Using my faithful laptop, I have searched, pondered and procured the following menu:
Brisket with a secret ingredient I refuse to reveal until the big Thursday Showdown Moment:
Creamy Garlic Mashed Potatoes
Whipped sweet potatoes with bananas and honey
Roasted Brussels Sprouts and Shallots With Balsamic Vinegar
Fall Corn Pudding with White Cheddar and Thyme
And the piece de resistance: Apple Mince Pie in a cast iron skillet
Unfortunately the fruit cake recipe I found takes more than a week to set up so it’s waiting for Christmas
All right, I know you hate fruitcake, but I don’t. This is the best fruitcake I have ever eaten. Unfortunately, making this is a real pain in the wazoo. I last made it in 1999 as kind of an end-of-millennium effort.

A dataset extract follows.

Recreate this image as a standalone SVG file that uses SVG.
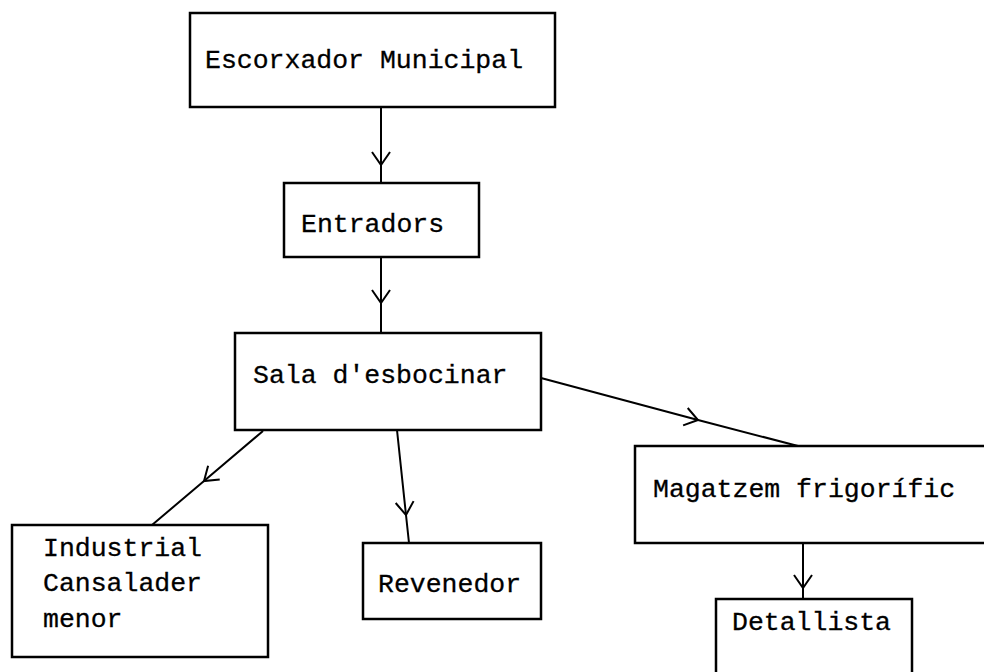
<svg xmlns="http://www.w3.org/2000/svg" width="984" height="672" viewBox="0 0 984 672">
  <defs>
    <style>
      .box { fill: none; stroke: #000; stroke-width: 2.5; }
      .lbl { font-family: "Liberation Mono", "Courier New", monospace; font-size: 26.5px; fill: #000; stroke: #000; stroke-width: 0.3; }
      .con { fill: none; stroke: #000; stroke-width: 2; marker-mid: url(#v); }
    </style>
    <marker id="v" markerUnits="userSpaceOnUse" markerWidth="30" markerHeight="30" refX="0" refY="0" viewBox="-15 -15 30 30" orient="auto" overflow="visible">
      <path d="M-13,-9 L0,0 L-13,9" fill="none" stroke="#000" stroke-width="2"/>
    </marker>
  </defs>
  <rect width="984" height="672" fill="#fff"/>

  <g id="connectors">
    <path class="con" d="M381,107 L381,165 L381,183"/>
    <path class="con" d="M381,257 L381,303 L381,333"/>
    <path class="con" d="M263,431 L204,481 L152,525"/>
    <path class="con" d="M397,430 L406,515 L409,543"/>
    <path class="con" d="M541,378 L698,420 L798,446"/>
    <path class="con" d="M803,543 L803,588 L803,599"/>
  </g>

  <g id="escorxador">
    <rect class="box" x="190" y="13" width="365" height="94"/>
    <text class="lbl" x="205" y="68">Escorxador Municipal</text>
  </g>
  <g id="entradors">
    <rect class="box" x="284" y="183" width="195" height="74"/>
    <text class="lbl" x="301" y="232">Entradors</text>
  </g>
  <g id="sala">
    <rect class="box" x="235" y="333" width="306" height="97"/>
    <text class="lbl" x="253" y="383">Sala d'esbocinar</text>
  </g>
  <g id="industrial">
    <rect class="box" x="12" y="525" width="256" height="132"/>
    <text class="lbl" x="43" y="556">Industrial</text>
    <text class="lbl" x="43" y="591">Cansalader</text>
    <text class="lbl" x="43" y="627">menor</text>
  </g>
  <g id="revenedor">
    <rect class="box" x="363" y="543" width="178" height="76"/>
    <text class="lbl" x="378" y="592">Revenedor</text>
  </g>
  <g id="magatzem">
    <rect class="box" x="635" y="446" width="380" height="97"/>
    <text class="lbl" x="653" y="497">Magatzem frigorífic</text>
  </g>
  <g id="detallista">
    <rect class="box" x="716" y="599" width="196" height="100"/>
    <text class="lbl" x="732" y="630">Detallista</text>
  </g>
</svg>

2 pounds mixed glazed fruit (pineapple, orange peel, lemon peel, citron, etc.)
1 pound raisins
1/2 pound golden raisins
1/2 pound currants
1/2 pound glazed cherries (I skipped these.)
1/2 pound chopped figs
1/2 pound chopped dates
1 quart Jack Daniels
2 cups chopped walnuts (I increased the walnuts to 4 cups.)
1/4 pound unsalted butter
2 cups sugar (I used dark brown sugar.)
1/4 teaspoon cinnamon
1/4 teaspoon nutmeg
1/8 teaspoon ground cloves
3 ounces unsweetened chocolate, grated (I substituted 9 tablespoons dutch process cocoa and 3 tablespoons cooking oil. I suppose you could increase the butter and leave out the oil.)
6 eggs, beaten (I didn’t beat the eggs.)
1-1/2 cups flour
1/2 teaspoon baking soda
3/4 cup Myers Dark rum (I used 2 T per cake.)
Combine all of the fruits in a very large non-aluminum bowl and mix well. Add the Jack Daniels and toss together. Cover and set aside in a cool spot for a week. Stir the fruit every other day.
Mix the nuts with the fruit.
Cream the butter and gradually add the sugar. Add the spices and chocolate, and beat until well combined. Gradually add the eggs, and beat until mixed. (I added the eggs, unbeaten, one at a time to the creamed shortening/sugar mixture.) Sift together the flour and baking soda. Remove 1/2 cup of the flour mixture and set aside. Combine the remaining flour with the chocolate mixture, and fold together with a large spatula to form a thick batter. (I added the flour to the creamed mixture in three additions, folding the flour in until all of the streaks disappeared.)
Drain the fruit in a colander (save the squeezin’s for ice cream), then squeeze to remove most of the liquid. Combine the fruit with the reserved flour and toss well. Then mix into the chocolate batter, mixing with your hands until everything is well combined. (I slowly poured the batter over the fruit, and mixed it in with my hands. This is when it’s really good to have another person help you.)
Butter and line loaf pans with baking parchment. (Pan spray and wax paper work just fine.) Fill the lined pans about 3/4 full with the cake batter. Bake in a 275 F oven until test done with a toothpick. Small cakes need 1-1/2 hours to 2 hours. Larger cakes require as much as 3 to 4 hours.
Cool the cakes in their baking pans until just warm to the touch. Then pour 1/4 cup of the rum evenly over each cake. When the liquor has been absorbed, remove the cake from the pan (leave the parchment on the cake). Wrap in a double layer of aluminum foil. (I removed the wax paper, then wrapped the cakes in plastic wrap, after which I wrapped the cakes in aluminum foil.) Store in airtight tins for at least four weeks.
The Millennium Edition yielded 6 small cakes that were baked in 1 quart pans. The recipe should yield 4 large cakes baked in 1-1/2 quart pans. The results were delicious. Ron, who doesn’t eat sweet stuff loved this recipe.
I believe Lietta is scared, worried and nervous.